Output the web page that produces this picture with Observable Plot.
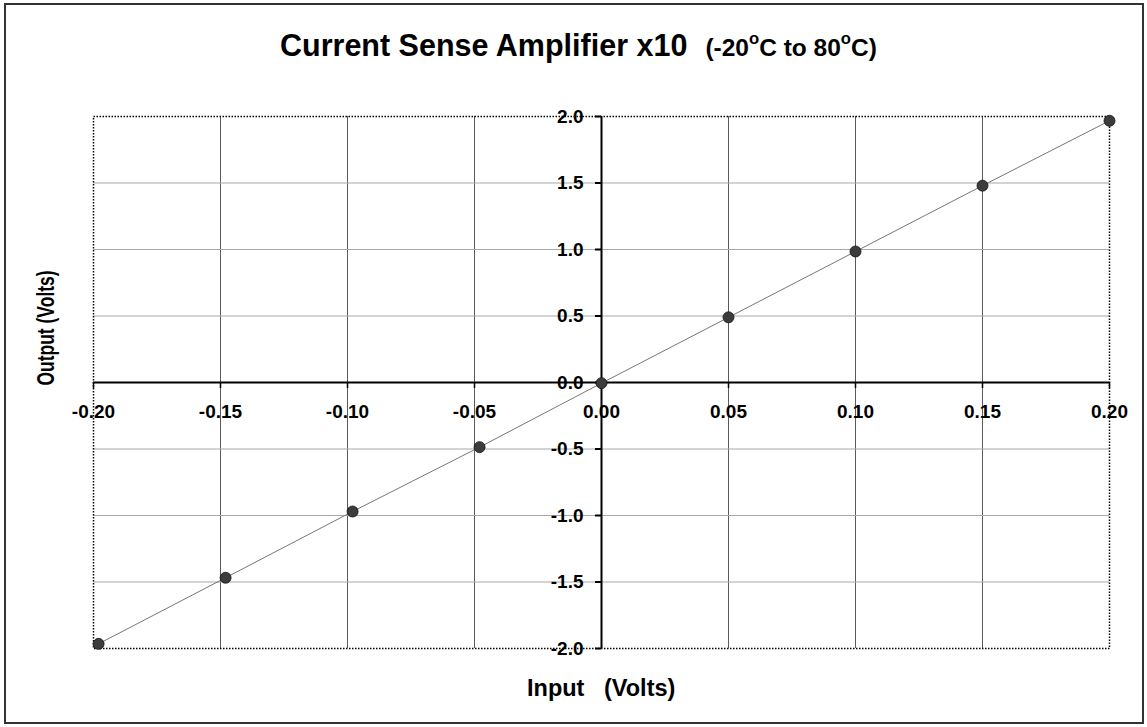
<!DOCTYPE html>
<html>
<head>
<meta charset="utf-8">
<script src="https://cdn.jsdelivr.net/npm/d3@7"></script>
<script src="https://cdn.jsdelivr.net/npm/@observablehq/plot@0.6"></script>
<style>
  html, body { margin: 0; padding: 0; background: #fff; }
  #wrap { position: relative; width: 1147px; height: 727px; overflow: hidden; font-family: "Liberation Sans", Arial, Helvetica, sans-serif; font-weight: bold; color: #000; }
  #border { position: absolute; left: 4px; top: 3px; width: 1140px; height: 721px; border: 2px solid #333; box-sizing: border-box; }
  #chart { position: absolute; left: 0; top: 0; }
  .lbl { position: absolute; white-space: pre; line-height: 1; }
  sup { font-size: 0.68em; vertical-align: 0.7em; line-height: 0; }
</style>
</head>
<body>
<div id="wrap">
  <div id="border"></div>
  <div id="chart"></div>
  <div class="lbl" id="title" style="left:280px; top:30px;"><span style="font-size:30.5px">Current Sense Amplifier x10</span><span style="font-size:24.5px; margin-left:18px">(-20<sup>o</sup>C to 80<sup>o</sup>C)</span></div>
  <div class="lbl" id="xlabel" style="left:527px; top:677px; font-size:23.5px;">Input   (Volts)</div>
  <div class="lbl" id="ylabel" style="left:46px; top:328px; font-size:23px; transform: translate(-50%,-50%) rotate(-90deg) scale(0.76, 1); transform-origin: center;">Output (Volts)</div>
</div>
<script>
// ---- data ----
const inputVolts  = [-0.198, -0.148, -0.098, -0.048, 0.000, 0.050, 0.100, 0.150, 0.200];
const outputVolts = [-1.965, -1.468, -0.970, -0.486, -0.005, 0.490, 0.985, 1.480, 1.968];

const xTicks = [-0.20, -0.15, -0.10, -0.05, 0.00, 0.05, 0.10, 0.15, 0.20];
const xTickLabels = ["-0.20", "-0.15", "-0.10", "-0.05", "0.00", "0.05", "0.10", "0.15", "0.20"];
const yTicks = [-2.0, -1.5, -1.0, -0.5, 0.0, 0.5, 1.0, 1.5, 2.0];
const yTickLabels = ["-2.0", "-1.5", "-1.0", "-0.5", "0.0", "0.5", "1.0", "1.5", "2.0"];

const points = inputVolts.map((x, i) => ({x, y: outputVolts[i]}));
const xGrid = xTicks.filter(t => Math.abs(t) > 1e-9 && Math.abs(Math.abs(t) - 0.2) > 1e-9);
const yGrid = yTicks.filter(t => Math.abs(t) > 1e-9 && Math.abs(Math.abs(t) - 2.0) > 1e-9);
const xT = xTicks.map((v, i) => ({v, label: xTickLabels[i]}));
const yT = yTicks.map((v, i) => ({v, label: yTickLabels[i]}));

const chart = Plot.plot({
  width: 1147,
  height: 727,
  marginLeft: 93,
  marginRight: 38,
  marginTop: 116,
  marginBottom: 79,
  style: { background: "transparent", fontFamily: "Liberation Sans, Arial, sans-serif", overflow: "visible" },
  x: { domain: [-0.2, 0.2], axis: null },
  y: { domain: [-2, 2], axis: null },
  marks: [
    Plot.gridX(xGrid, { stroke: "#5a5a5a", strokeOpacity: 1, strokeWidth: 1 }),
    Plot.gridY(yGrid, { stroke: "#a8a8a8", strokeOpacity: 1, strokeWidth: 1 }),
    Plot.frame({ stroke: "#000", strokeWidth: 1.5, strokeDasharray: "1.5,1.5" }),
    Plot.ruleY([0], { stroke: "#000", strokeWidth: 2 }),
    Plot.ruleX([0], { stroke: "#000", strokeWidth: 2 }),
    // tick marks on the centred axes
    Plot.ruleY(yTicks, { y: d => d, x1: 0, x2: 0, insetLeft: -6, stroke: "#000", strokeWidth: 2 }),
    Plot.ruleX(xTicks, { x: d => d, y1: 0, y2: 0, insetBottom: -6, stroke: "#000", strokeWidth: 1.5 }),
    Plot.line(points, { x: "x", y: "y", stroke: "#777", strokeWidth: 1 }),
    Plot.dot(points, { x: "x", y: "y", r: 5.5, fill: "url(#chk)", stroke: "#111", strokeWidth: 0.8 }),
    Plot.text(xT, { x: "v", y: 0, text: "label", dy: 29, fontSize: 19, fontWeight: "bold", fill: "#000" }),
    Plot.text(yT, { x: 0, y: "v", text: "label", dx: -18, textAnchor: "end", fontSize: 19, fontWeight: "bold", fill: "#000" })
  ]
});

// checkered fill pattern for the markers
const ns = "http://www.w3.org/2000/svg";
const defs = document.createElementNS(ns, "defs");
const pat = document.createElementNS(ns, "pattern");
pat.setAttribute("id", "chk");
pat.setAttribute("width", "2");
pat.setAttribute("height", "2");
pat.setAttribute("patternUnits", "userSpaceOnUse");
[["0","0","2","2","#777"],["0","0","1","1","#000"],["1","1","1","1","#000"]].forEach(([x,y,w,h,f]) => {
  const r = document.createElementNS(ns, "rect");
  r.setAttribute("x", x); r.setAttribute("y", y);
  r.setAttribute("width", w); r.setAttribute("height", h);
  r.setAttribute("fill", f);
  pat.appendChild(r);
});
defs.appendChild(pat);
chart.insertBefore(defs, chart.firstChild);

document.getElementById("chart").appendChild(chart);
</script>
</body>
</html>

______________________________

## SET PROBLEM
Copy out the whole listing exactly, and don't carry over any pictures.

## ANSWER FOR THE TASK
Output the web page that produces this picture with Observable Plot.
<!DOCTYPE html>
<html>
<head>
<meta charset="utf-8">
<script src="https://cdn.jsdelivr.net/npm/d3@7"></script>
<script src="https://cdn.jsdelivr.net/npm/@observablehq/plot@0.6"></script>
<style>
  html, body { margin: 0; padding: 0; background: #fff; }
  #wrap { position: relative; width: 1147px; height: 727px; overflow: hidden; font-family: "Liberation Sans", Arial, Helvetica, sans-serif; font-weight: bold; color: #000; }
  #border { position: absolute; left: 4px; top: 3px; width: 1140px; height: 721px; border: 2px solid #333; box-sizing: border-box; }
  #chart { position: absolute; left: 0; top: 0; }
  .lbl { position: absolute; white-space: pre; line-height: 1; }
  sup { font-size: 0.68em; vertical-align: 0.7em; line-height: 0; }
</style>
</head>
<body>
<div id="wrap">
  <div id="border"></div>
  <div id="chart"></div>
  <div class="lbl" id="title" style="left:280px; top:30px;"><span style="font-size:30.5px">Current Sense Amplifier x10</span><span style="font-size:24.5px; margin-left:18px">(-20<sup>o</sup>C to 80<sup>o</sup>C)</span></div>
  <div class="lbl" id="xlabel" style="left:527px; top:677px; font-size:23.5px;">Input   (Volts)</div>
  <div class="lbl" id="ylabel" style="left:46px; top:328px; font-size:23px; transform: translate(-50%,-50%) rotate(-90deg) scale(0.76, 1); transform-origin: center;">Output (Volts)</div>
</div>
<script>
// ---- data ----
const inputVolts  = [-0.198, -0.148, -0.098, -0.048, 0.000, 0.050, 0.100, 0.150, 0.200];
const outputVolts = [-1.965, -1.468, -0.970, -0.486, -0.005, 0.490, 0.985, 1.480, 1.968];

const xTicks = [-0.20, -0.15, -0.10, -0.05, 0.00, 0.05, 0.10, 0.15, 0.20];
const xTickLabels = ["-0.20", "-0.15", "-0.10", "-0.05", "0.00", "0.05", "0.10", "0.15", "0.20"];
const yTicks = [-2.0, -1.5, -1.0, -0.5, 0.0, 0.5, 1.0, 1.5, 2.0];
const yTickLabels = ["-2.0", "-1.5", "-1.0", "-0.5", "0.0", "0.5", "1.0", "1.5", "2.0"];

const points = inputVolts.map((x, i) => ({x, y: outputVolts[i]}));
const xGrid = xTicks.filter(t => Math.abs(t) > 1e-9 && Math.abs(Math.abs(t) - 0.2) > 1e-9);
const yGrid = yTicks.filter(t => Math.abs(t) > 1e-9 && Math.abs(Math.abs(t) - 2.0) > 1e-9);
const xT = xTicks.map((v, i) => ({v, label: xTickLabels[i]}));
const yT = yTicks.map((v, i) => ({v, label: yTickLabels[i]}));

const chart = Plot.plot({
  width: 1147,
  height: 727,
  marginLeft: 93,
  marginRight: 38,
  marginTop: 116,
  marginBottom: 79,
  style: { background: "transparent", fontFamily: "Liberation Sans, Arial, sans-serif", overflow: "visible" },
  x: { domain: [-0.2, 0.2], axis: null },
  y: { domain: [-2, 2], axis: null },
  marks: [
    Plot.gridX(xGrid, { stroke: "#5a5a5a", strokeOpacity: 1, strokeWidth: 1 }),
    Plot.gridY(yGrid, { stroke: "#a8a8a8", strokeOpacity: 1, strokeWidth: 1 }),
    Plot.frame({ stroke: "#000", strokeWidth: 1.5, strokeDasharray: "1.5,1.5" }),
    Plot.ruleY([0], { stroke: "#000", strokeWidth: 2 }),
    Plot.ruleX([0], { stroke: "#000", strokeWidth: 2 }),
    // tick marks on the centred axes
    Plot.ruleY(yTicks, { y: d => d, x1: 0, x2: 0, insetLeft: -6, stroke: "#000", strokeWidth: 2 }),
    Plot.ruleX(xTicks, { x: d => d, y1: 0, y2: 0, insetBottom: -6, stroke: "#000", strokeWidth: 1.5 }),
    Plot.line(points, { x: "x", y: "y", stroke: "#777", strokeWidth: 1 }),
    Plot.dot(points, { x: "x", y: "y", r: 5.5, fill: "url(#chk)", stroke: "#111", strokeWidth: 0.8 }),
    Plot.text(xT, { x: "v", y: 0, text: "label", dy: 29, fontSize: 19, fontWeight: "bold", fill: "#000" }),
    Plot.text(yT, { x: 0, y: "v", text: "label", dx: -18, textAnchor: "end", fontSize: 19, fontWeight: "bold", fill: "#000" })
  ]
});

// checkered fill pattern for the markers
const ns = "http://www.w3.org/2000/svg";
const defs = document.createElementNS(ns, "defs");
const pat = document.createElementNS(ns, "pattern");
pat.setAttribute("id", "chk");
pat.setAttribute("width", "2");
pat.setAttribute("height", "2");
pat.setAttribute("patternUnits", "userSpaceOnUse");
[["0","0","2","2","#777"],["0","0","1","1","#000"],["1","1","1","1","#000"]].forEach(([x,y,w,h,f]) => {
  const r = document.createElementNS(ns, "rect");
  r.setAttribute("x", x); r.setAttribute("y", y);
  r.setAttribute("width", w); r.setAttribute("height", h);
  r.setAttribute("fill", f);
  pat.appendChild(r);
});
defs.appendChild(pat);
chart.insertBefore(defs, chart.firstChild);

document.getElementById("chart").appendChild(chart);
</script>
</body>
</html>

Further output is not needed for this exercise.